Earlier, Caiaphas had demanded, under the power of an oath, that Jesus tell him if he were “the Messiah, the Son of God” (Matt. 26:63). Jesus responded very carefully, given this difficult context, and stated a clear fact: “You have said so” (v. 64a). In a similar fashion, Jesus answered the implied question of Pilate: “You are a king, then!” once again by being both careful and descriptively accurate: “You say that I am a king.” Such a cautious reply, with its measure of affirmation, suggested that what Jesus and Pilate had in mind about kingship were very different things. After this foray, Jesus turned the conversation toward the reason he had been born and why he had come into the world (see also John 1:9–13) in the first place. Simply put, it was to “testify to the truth.”
In a much different context earlier, that is, among his own disciples, Jesus had claimed: “I am the way and the truth and the life” (John 14:6a). However, Pilate would have little appreciation of how a person, with an emphasis on a proper relationship with him, could possibly be the truth. Relationships and their careful ordering were things unseen, nebulous—and therefore, for many people, largely out of mind. What really mattered, in the mind of someone like Pilate, what held weight, was not the invisible but the visible: in other words, what could be counted (like money and taxes), what could be commanded (like troops), and what could be ordered (like executions). The years of political machinations, of power struggles and compromise, of seeing some of the worst sides of people, of selling out any number of values for the sake of political or administrative expediency or to be in harmony with the will of Caesar himself—all of this had likely taken its toll upon the outlook of Pilate.
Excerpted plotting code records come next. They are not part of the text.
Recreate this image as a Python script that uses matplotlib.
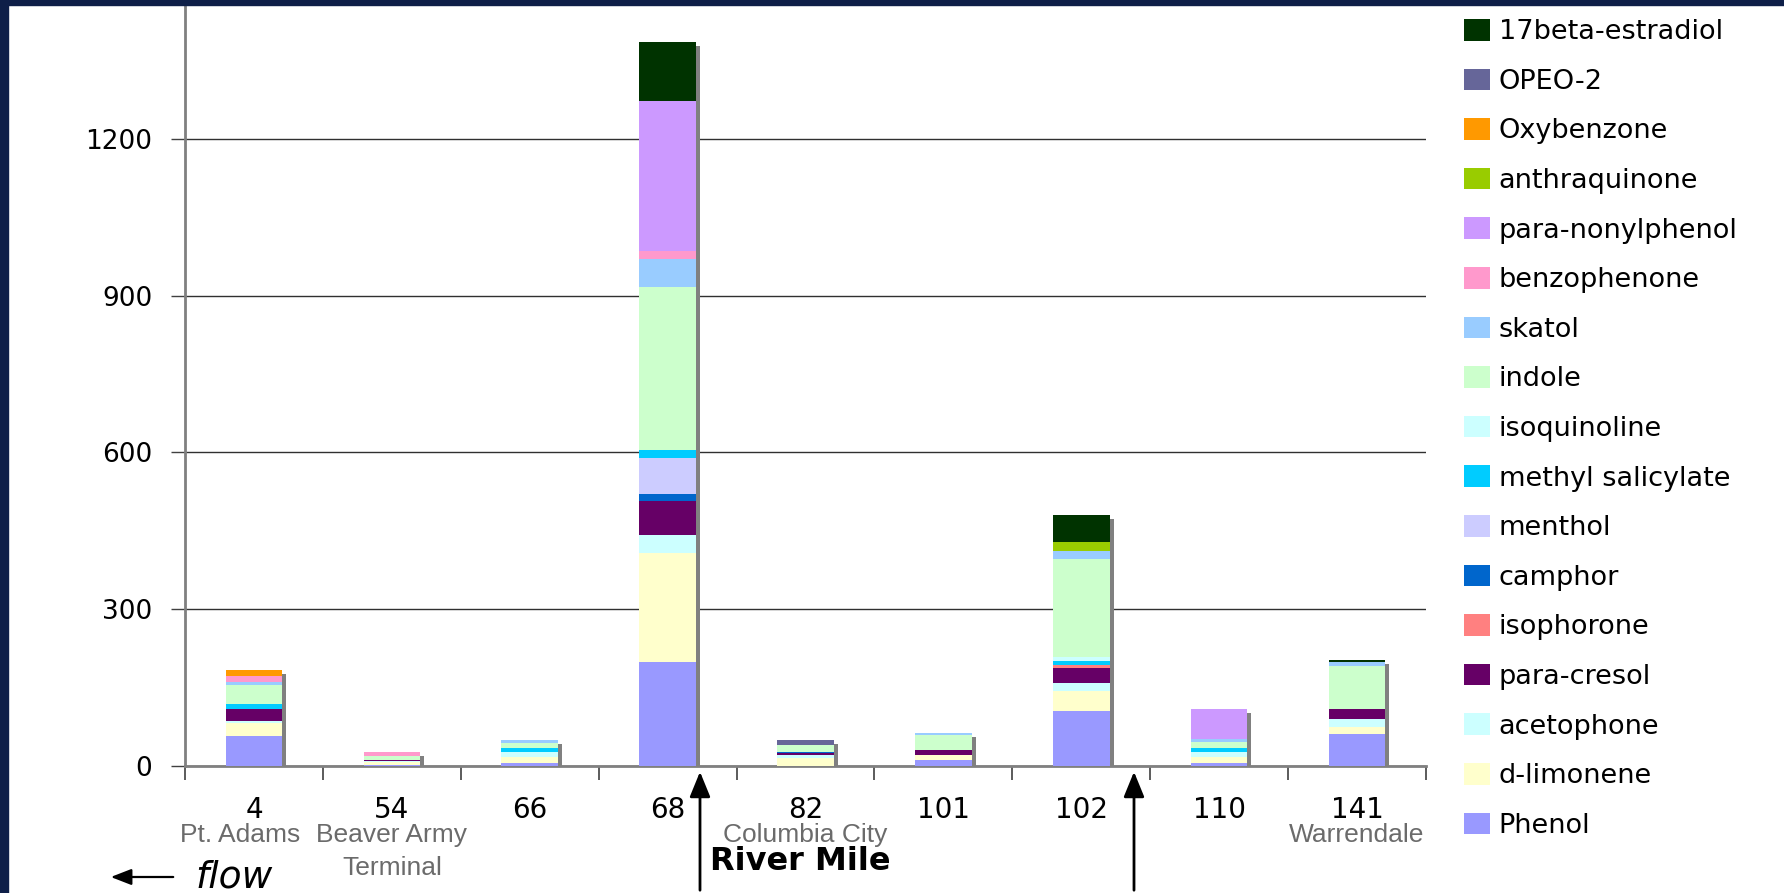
import matplotlib
matplotlib.use("Agg")
import matplotlib.pyplot as plt
import numpy as np
from matplotlib.patches import Patch, Rectangle
import matplotlib.transforms as mtransforms

# ---------------- data ----------------
river_miles = ["4", "54", "66", "68", "82", "101", "102", "110", "141"]
locations = ["Pt. Adams", "Beaver Army\nTerminal", "", "", "Columbia City", "", "", "", "Warrendale"]

# stacked bottom -> top
compounds = ["Phenol", "d-limonene", "acetophone", "para-cresol", "isophorone", "camphor",
             "menthol", "methyl salicylate", "isoquinoline", "indole", "skatol", "benzophenone",
             "para-nonylphenol", "anthraquinone", "Oxybenzone", "OPEO-2", "17beta-estradiol"]

phenol            = [56, 2, 6, 198, 0, 11, 105, 5, 61]
d_limonene        = [25, 6, 11, 209, 14, 9, 39, 12, 14]
acetophone        = [4, 1, 10, 35, 6, 0, 15, 9, 15]
para_cresol       = [23, 2, 0, 65, 5, 10, 29, 0, 19]
isophorone        = [0, 0, 0, 0, 0, 0, 4, 0, 0]
camphor           = [0, 0, 0, 13, 1.5, 0, 0, 0, 0]
menthol           = [0, 0, 0, 70, 0, 0, 0, 0, 0]
methyl_salicylate = [10, 0, 6, 15, 0, 0, 8, 8, 0]
isoquinoline      = [0, 0, 0, 0, 0, 0, 8, 0, 0]
indole            = [36, 8, 10, 312, 13, 29, 188, 11, 81]
skatol            = [6, 0, 6, 54, 0, 4, 15, 6, 9]
benzophenone      = [11, 8, 0, 14, 0, 0, 0, 0, 0]
para_nonylphenol  = [0, 0, 0, 288, 0, 0, 0, 57, 0]
anthraquinone     = [0, 0, 0, 0, 0, 0, 17, 0, 0]
oxybenzone        = [13, 0, 0, 0, 0, 0, 0, 0, 0]
opeo_2            = [0, 0, 0, 0, 10, 0, 0, 0, 0]
estradiol_17beta  = [0, 0, 0, 113, 0, 0, 52, 0, 4]

series = [phenol, d_limonene, acetophone, para_cresol, isophorone, camphor, menthol,
          methyl_salicylate, isoquinoline, indole, skatol, benzophenone, para_nonylphenol,
          anthraquinone, oxybenzone, opeo_2, estradiol_17beta]

colors = ["#9999FF", "#FFFFCC", "#CCFFFF", "#660066", "#FF8080", "#0066CC",
          "#CCCCFF", "#00CCFF", "#CCFFFF", "#CCFFCC", "#99CCFF", "#FF99CC",
          "#CC99FF", "#99CC00", "#FF9900", "#666699", "#003300"]

y_ticks = [0, 300, 600, 900, 1200]

# ---------------- figure ----------------
W, H = 1784, 893
fig = plt.figure(figsize=(W / 100, H / 100), dpi=100)
fig.patch.set_facecolor("white")

ax_left, ax_right, ax_bottom, ax_top = 185, 1426, 765.7, 6
ax = fig.add_axes([ax_left / W, 1 - ax_bottom / H, (ax_right - ax_left) / W, (ax_bottom - ax_top) / H])
ax.set_xlim(-0.5, 8.5)
ax.set_ylim(0, 1455)

x = np.arange(len(river_miles))
bw = 0.41
totals = np.sum(np.array(series, dtype=float), axis=0)

# shadow (offset ~4px right/down)
px_per_x = (ax_right - ax_left) / 9.0
px_per_y = (ax_bottom - ax_top) / 1455.0
dx = 4 / px_per_x
dy = 4 / px_per_y
ax.bar(x + dx, np.maximum(totals - dy, 0), width=bw, color="#808080", zorder=2, linewidth=0)

bottom = np.zeros(len(x))
for vals, c, name in zip(series, colors, compounds):
    v = np.array(vals, dtype=float)
    ax.bar(x, v, bottom=bottom, width=bw, color=c, zorder=3, linewidth=0, label=name)
    bottom += v

# gridlines
ax.set_yticks(y_ticks)
ax.yaxis.grid(True, color="#303030", linewidth=1.0, zorder=1)
ax.set_axisbelow(True)
ax.tick_params(axis="y", direction="out", length=10, width=1, color="#404040",
               labelsize=19, pad=13.5, labelcolor="black")

# x ticks: boundaries (major), labels at centers (minor)
ax.set_xticks(np.arange(-0.5, 9.0, 1.0))
ax.set_xticklabels([])
ax.set_xticks(x, minor=True)
ax.set_xticklabels(river_miles, minor=True)
ax.tick_params(axis="x", which="major", direction="out", length=10, width=1.2, color="#404040")
ax.tick_params(axis="x", which="minor", length=0, labelsize=20, pad=22)

for s in ["top", "right"]:
    ax.spines[s].set_visible(False)
for s in ["left", "bottom"]:
    ax.spines[s].set_color("#808080")
    ax.spines[s].set_linewidth(2)

# location labels
trans = mtransforms.blended_transform_factory(ax.transData, fig.transFigure)
for i, loc in enumerate(locations):
    if not loc:
        continue
    xi = i - 0.1 if i == 0 else i
    ax.text(xi, 1 - 823 / H, loc, transform=trans, ha="center", va="top",
            fontsize=19, color="#6b6b6b", family="Liberation Sans", linespacing=1.45)

# axis title
fig.text(800 / W, 1 - 861 / H, "River Mile", ha="center", va="center",
         fontsize=23, fontweight="bold", color="black")

# flow arrow + label
fig.add_artist(matplotlib.patches.FancyArrowPatch((176 / W, 1 - 877 / H), (108 / W, 1 - 877 / H),
               transform=fig.transFigure, arrowstyle="-|>,head_length=0.9,head_width=0.35",
               mutation_scale=14, color="black", linewidth=1.6))
fig.text(195 / W, 1 - 878 / H, "flow", ha="left", va="center", fontsize=27,
         style="italic", color="black")

# vertical arrows
for xa in [700, 1134]:
    fig.add_artist(matplotlib.patches.FancyArrowPatch((xa / W, 0.0), (xa / W, 1 - 769 / H),
                   transform=fig.transFigure, arrowstyle="-|>,head_length=1.1,head_width=0.45",
                   mutation_scale=14, color="black", linewidth=2))

# navy border on left and top
fig.add_artist(Rectangle((0, 0), 8 / W, 1, transform=fig.transFigure, color="#0E1F48", zorder=10))
fig.add_artist(Rectangle((0, 1 - 5 / H), 1, 5 / H, transform=fig.transFigure, color="#0E1F48", zorder=10))

# legend (top entry = last stacked)
handles = [Patch(facecolor=c, edgecolor="none") for c in colors[::-1]]
labels = compounds[::-1]
fig.legend(handles, labels, loc="upper left", bbox_to_anchor=(1464 / W, 1 - 19 / H),
           frameon=False, fontsize=19.5, handlelength=0.95, handleheight=0.85,
           handletextpad=0.33, labelspacing=0.865, borderpad=0, borderaxespad=0)

fig.savefig("out.png", dpi=100, facecolor="white")
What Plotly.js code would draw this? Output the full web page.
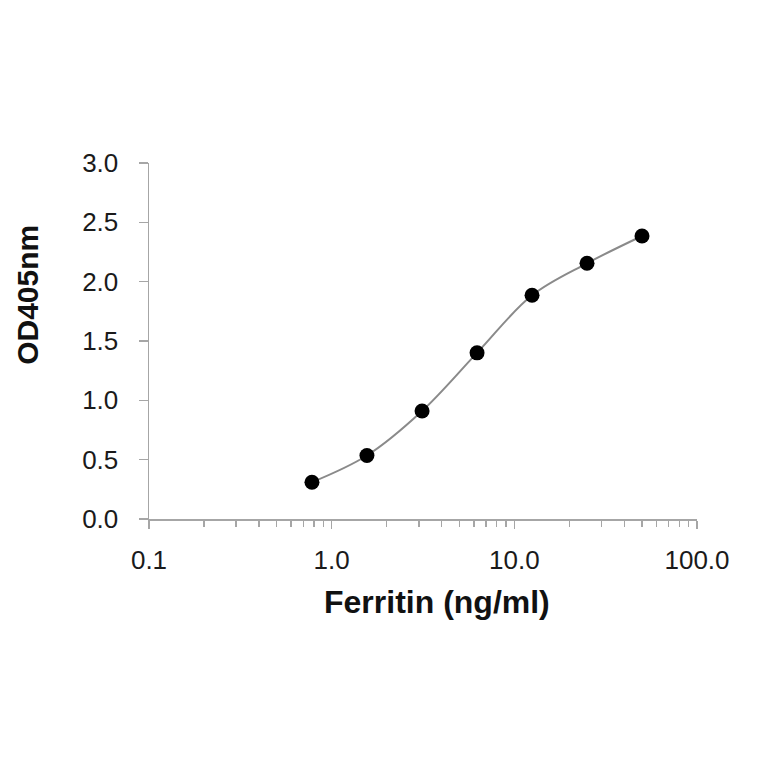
<!DOCTYPE html>
<html>
<head>
<meta charset="utf-8">
<script src="https://cdn.plot.ly/plotly-3.0.1.min.js"></script>
<style>
  html, body { margin: 0; padding: 0; background: #fff; }
  #chart { width: 764px; height: 764px; }
</style>
</head>
<body>
<div id="chart"></div>
<script>
// standard curve, doubling dilutions
const ferritin = [0.78, 1.56, 3.125, 6.25, 12.5, 25, 50];
const od405 = [0.31, 0.535, 0.91, 1.40, 1.885, 2.155, 2.385];

const xTickVals = [0.1, 1, 10, 100];
const xTickText = ["0.1", "1.0", "10.0", "100.0"];
const yTickVals = [0, 0.5, 1.0, 1.5, 2.0, 2.5, 3.0];

const axisGray = "#a6a6a6";
const textFont = "Liberation Sans, Arial, sans-serif";

var trace = {
  x: ferritin,
  y: od405,
  type: "scatter",
  mode: "lines+markers",
  line: { shape: "spline", smoothing: 1, color: "#8a8a8a", width: 2 },
  marker: { color: "#000", size: 15 },
  hoverinfo: "x+y"
};

var layout = {
  width: 764,
  height: 764,
  margin: { l: 149, r: 67, t: 163, b: 245 },
  paper_bgcolor: "#fff",
  plot_bgcolor: "#fff",
  showlegend: false,
  font: { family: textFont, color: "#1a1a1a", size: 26 },
  xaxis: {
    type: "log",
    range: [-1, 2],
    tickvals: xTickVals,
    ticktext: xTickText,
    ticks: "outside",
    ticklen: 8,
    tickwidth: 1.5,
    tickcolor: axisGray,
    showline: true,
    linecolor: axisGray,
    linewidth: 1.5,
    showgrid: false,
    zeroline: false,
    ticklabelstandoff: 9,
    minor: { ticks: "outside", ticklen: 6, tickwidth: 1.5, tickcolor: axisGray, dtick: "D1", showgrid: false }
  },
  yaxis: {
    range: [0, 3],
    tickvals: yTickVals,
    tickformat: ".1f",
    ticks: "outside",
    ticklen: 9,
    tickwidth: 1.5,
    tickcolor: axisGray,
    showline: true,
    linecolor: axisGray,
    linewidth: 1.5,
    showgrid: false,
    zeroline: false,
    ticklabelstandoff: 15
  },
  annotations: [
    {
      text: "<b>Ferritin (ng/ml)</b>",
      xref: "paper", yref: "paper",
      x: 0.525, y: -0.233,
      xanchor: "center", yanchor: "middle",
      showarrow: false,
      font: { size: 32, family: textFont, color: "#111" }
    },
    {
      text: "<b>OD405nm</b>",
      xref: "paper", yref: "paper",
      x: -0.223, y: 0.629,
      xanchor: "center", yanchor: "middle",
      textangle: -90,
      showarrow: false,
      font: { size: 30, family: textFont, color: "#111" }
    }
  ]
};

Plotly.newPlot("chart", [trace], layout, { displayModeBar: false, staticPlot: true });
</script>
</body>
</html>
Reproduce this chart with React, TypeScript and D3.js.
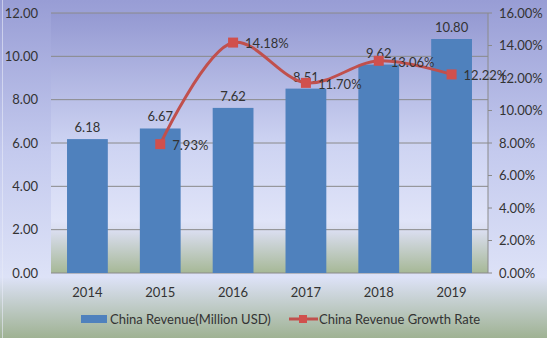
import React from "react";
import * as d3 from "d3";

const years = ["2014", "2015", "2016", "2017", "2018", "2019"];
const revenue = [6.18, 6.67, 7.62, 8.51, 9.62, 10.8];
const growthYears = ["2015", "2016", "2017", "2018", "2019"];
const growth = [7.93, 14.18, 11.7, 13.06, 12.22];
const leftTicks = [0, 2, 4, 6, 8, 10, 12];
const rightTicks = [0, 2, 4, 6, 8, 10, 12, 14, 16];

const W = 547, H = 338;
const M = { left: 51, right: 488, top: 13, bottom: 273 };
const FONT = "Lato, 'Noto Sans', sans-serif";
const TXT = "#333333";

export default function App() {
  const x = d3.scaleBand().domain(years).range([M.left, M.right]).paddingInner(0.44).paddingOuter(0.22);
  const yL = d3.scaleLinear().domain([0, 12]).range([M.bottom, M.top]);
  const yR = d3.scaleLinear().domain([0, 16]).range([M.bottom, M.top]);
  const cx = (yr: string) => (x(yr) as number) + x.bandwidth() / 2;
  const pts: [number, number][] = growthYears.map((yr, i) => [cx(yr), yR(growth[i])]);
  const line = d3.line().curve(d3.curveCatmullRom.alpha(0.5))(pts) as string;

  return (
    <svg width={W} height={H} style={{ position: "absolute", left: 0, top: 0 }} fontFamily={FONT}>
      <defs>
        <linearGradient id="bg" x1="0" y1="0" x2="0" y2="1">
          <stop offset="0" stopColor="#989dd5" />
          <stop offset="0.45" stopColor="#c4caee" />
          <stop offset="0.82" stopColor="#dde2f7" />
          <stop offset="1" stopColor="#9fb293" />
        </linearGradient>
        <linearGradient id="pa" x1="0" y1={M.top} x2="0" y2={M.bottom} gradientUnits="userSpaceOnUse">
          <stop offset="0" stopColor="#9499d2" />
          <stop offset="0.5" stopColor="#cdd3f2" />
          <stop offset="0.8" stopColor="#e0e4f8" />
          <stop offset="0.84" stopColor="#d9ddee" />
          <stop offset="1" stopColor="#a6b896" />
        </linearGradient>
      </defs>
      <rect x={0} y={0} width={W} height={H} fill="url(#bg)" />
      <line x1={2.5} x2={2.5} y1={0} y2={H} stroke="#e8ebf8" strokeWidth={1} opacity={0.6} />
      <rect x={M.left} y={M.top} width={M.right - M.left} height={M.bottom - M.top} fill="url(#pa)" />
      {leftTicks.map((t) => (
        <g key={"l" + t}>
          <line x1={M.left} x2={M.right} y1={yL(t)} y2={yL(t)} stroke="#8a8a8a" strokeWidth={1} />
          <text x={38} y={yL(t)} dy="0.35em" textAnchor="end" fontSize={13} fill={TXT}>{t.toFixed(2)}</text>
        </g>
      ))}
      <line x1={M.right} x2={M.right} y1={M.top} y2={M.bottom} stroke="#8a8a8a" />
      {rightTicks.map((t) => (
        <g key={"r" + t}>
          <line x1={M.right} x2={M.right + 4} y1={yR(t)} y2={yR(t)} stroke="#8a8a8a" />
          <text x={499} y={yR(t)} dy="0.35em" textAnchor="start" fontSize={13} fill={TXT}>{t.toFixed(2) + "%"}</text>
        </g>
      ))}
      {years.map((yr, i) => (
        <g key={yr}>
          <rect x={x(yr)} y={yL(revenue[i])} width={x.bandwidth()} height={M.bottom - yL(revenue[i])} fill="#4f81bd" />
          <text x={cx(yr)} y={yL(revenue[i]) - 7} textAnchor="middle" fontSize={13} fill={TXT}>{revenue[i].toFixed(2)}</text>
          <text x={cx(yr)} y={297} textAnchor="middle" fontSize={13} fill={TXT}>{yr}</text>
        </g>
      ))}
      <path d={line} fill="none" stroke="#c0504d" strokeWidth={3} />
      {pts.map(([px, py], i) => (
        <g key={"p" + i}>
          <rect x={px - 5} y={py - 5} width={10} height={10} fill="#d0504d" />
          <text x={px + 12} y={py} dy="0.45em" fontSize={13} fill={TXT}>{growth[i].toFixed(2) + "%"}</text>
        </g>
      ))}
      <rect x={81} y={315} width={26} height={8} fill="#4f81bd" />
      <text x={110} y={319} dy="0.35em" fontSize={13} fill={TXT}>China Revenue(Million USD)</text>
      <line x1={289} x2={318} y1={319} y2={319} stroke="#c0504d" strokeWidth={3} />
      <rect x={299} y={315} width={8} height={8} fill="#d0504d" />
      <text x={319} y={319} dy="0.35em" fontSize={13} fill={TXT}>China Revenue Growth Rate</text>
    </svg>
  );
}
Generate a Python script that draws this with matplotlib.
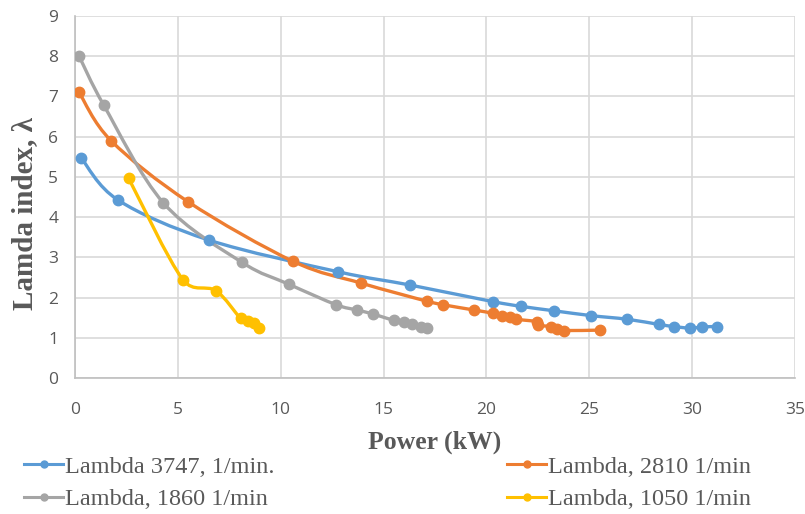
import matplotlib
matplotlib.use("Agg")
import matplotlib.pyplot as plt
from matplotlib.path import Path
from matplotlib.patches import PathPatch
from matplotlib.lines import Line2D
import numpy as np

# ---- data ----
blue_x = [0.3, 2.1, 6.5, 12.8, 16.3, 20.3, 21.7, 23.3, 25.1, 26.85, 28.4, 29.1, 29.9, 30.5, 31.2]
blue_y = [5.47, 4.42, 3.43, 2.64, 2.31, 1.90, 1.78, 1.67, 1.55, 1.46, 1.33, 1.28, 1.24, 1.27, 1.28]

orange_x = [0.2, 1.75, 5.5, 10.6, 13.9, 17.1, 17.9, 19.4, 20.3, 20.75, 21.15, 21.45, 22.45, 22.5, 23.15, 23.45, 23.75, 25.5]
orange_y = [7.10, 5.90, 4.38, 2.90, 2.36, 1.91, 1.82, 1.69, 1.61, 1.54, 1.51, 1.46, 1.40, 1.31, 1.28, 1.22, 1.18, 1.19]

gray_x = [0.2, 1.4, 4.3, 8.1, 10.4, 12.7, 13.7, 14.5, 15.5, 16.0, 16.4, 16.8, 17.1]
gray_y = [8.00, 6.78, 4.35, 2.88, 2.33, 1.82, 1.69, 1.59, 1.43, 1.38, 1.33, 1.28, 1.24]

yellow_x = [2.6, 5.25, 6.85, 8.05, 8.4, 8.7, 8.95]
yellow_y = [4.97, 2.44, 2.17, 1.48, 1.42, 1.37, 1.25]

labels = ["Lambda 3747, 1/min.", "Lambda, 2810 1/min", "Lambda, 1860 1/min", "Lambda, 1050 1/min"]
colors = ["#5B9BD5", "#ED7D31", "#A5A5A5", "#FFC000"]
x_ticks = [0, 5, 10, 15, 20, 25, 30, 35]
y_ticks = [0, 1, 2, 3, 4, 5, 6, 7, 8, 9]

fig = plt.figure(figsize=(8.05, 5.14), dpi=100)
ax = fig.add_axes([0.0932, 0.2646, 0.8944, 0.7043])
ax.set_xlim(0, 35)
ax.set_ylim(0, 9)


def smooth_path(xs, ys):
    # Catmull-Rom style Bezier smoothing in screen space, with capped handles
    pts = ax.transData.transform(np.column_stack([xs, ys]).astype(float))
    n = len(pts)
    verts = [pts[0]]
    codes = [Path.MOVETO]

    def cap(v, lim):
        L = np.linalg.norm(v)
        return v * (lim / L) if L > lim and L > 0 else v

    for i in range(n - 1):
        p0 = pts[i - 1] if i > 0 else pts[i]
        p1 = pts[i]
        p2 = pts[i + 1]
        p3 = pts[i + 2] if i + 2 < n else pts[i + 1]
        seg = np.linalg.norm(p2 - p1)
        c1 = p1 + cap((p2 - p0) / 6.0, 0.5 * seg)
        c2 = p2 - cap((p3 - p1) / 6.0, 0.5 * seg)
        verts += [c1, c2, p2]
        codes += [Path.CURVE4] * 3
    verts = ax.transData.inverted().transform(np.array(verts))
    return Path(verts, codes)


txt_col = "#595959"
grid_col = "#D9D9D9"

series = [(blue_x, blue_y), (orange_x, orange_y), (gray_x, gray_y), (yellow_x, yellow_y)]
handles = []
for (xs, ys), c, lab in zip(series, colors, labels):
    patch = PathPatch(smooth_path(xs, ys), facecolor="none", edgecolor=c, lw=2.4,
                      capstyle="round", joinstyle="round", zorder=3)
    ax.add_patch(patch)
    ax.plot(xs, ys, linestyle="none", marker="o", markersize=7.5, color=c, zorder=4)
    handles.append(Line2D([], [], color=c, lw=2.2, marker="o", markersize=5))

ax.set_xticks(x_ticks)
ax.set_yticks(y_ticks)
ax.grid(True, color=grid_col, lw=1.2, zorder=0)
ax.set_axisbelow(True)
for s in ["top", "right"]:
    ax.spines[s].set_visible(False)
for s in ["left", "bottom"]:
    ax.spines[s].set_color("#BFBFBF")
    ax.spines[s].set_linewidth(1.2)
ax.tick_params(axis="both", length=0, colors=txt_col, labelsize=12.5)
ax.tick_params(axis="x", pad=17)
ax.tick_params(axis="y", pad=12)
for lab in ax.get_xticklabels() + ax.get_yticklabels():
    lab.set_fontfamily("Open Sans")

ax.set_xlabel("Power (kW)", family="Liberation Serif", fontweight="bold", fontsize=18.5,
              color=txt_col, labelpad=9)
ax.set_ylabel("Lamda index, λ", family="Liberation Serif", fontweight="bold", fontsize=21,
              color=txt_col)
ax.yaxis.set_label_coords(-0.052, 0.455)

legprops = {"family": "Liberation Serif", "size": 17.5}
leg1 = fig.legend([handles[0], handles[2]], [labels[0], labels[2]],
                  loc="upper left", bbox_to_anchor=(0.03, 0.113), frameon=False,
                  handlelength=1.6, handletextpad=0.1, labelspacing=0.42,
                  borderaxespad=0, borderpad=0, prop=legprops)
leg2 = fig.legend([handles[1], handles[3]], [labels[1], labels[3]],
                  loc="upper left", bbox_to_anchor=(0.63, 0.113), frameon=False,
                  handlelength=1.6, handletextpad=0.1, labelspacing=0.42,
                  borderaxespad=0, borderpad=0, prop=legprops)
for lg in (leg1, leg2):
    for t in lg.get_texts():
        t.set_color(txt_col)

fig.savefig("out.png", dpi=100)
Indeed, his reply to Jesus was hardly above the level of cynicism: “What is truth?” One can almost hear the dismissive tone of Pilate’s voice.
Afterward, the governor went outside once more and addressed the Jewish leaders: “I find no basis for a charge against him.” In Pilate’s eyes, then, Jesus was likely judged to be some misguided visionary, a fanciful, idealistic leader, one who had little understanding of what actually mattered. Dreams and kingdoms from another place were no threat to Rome.
THE PRAYER
Jesus, I acknowledge you as king of both the seen and unseen worlds. Help me to move through your kingdom with the heart and character of your holy ambassadors, representing you faithfully to those looking in from the outside.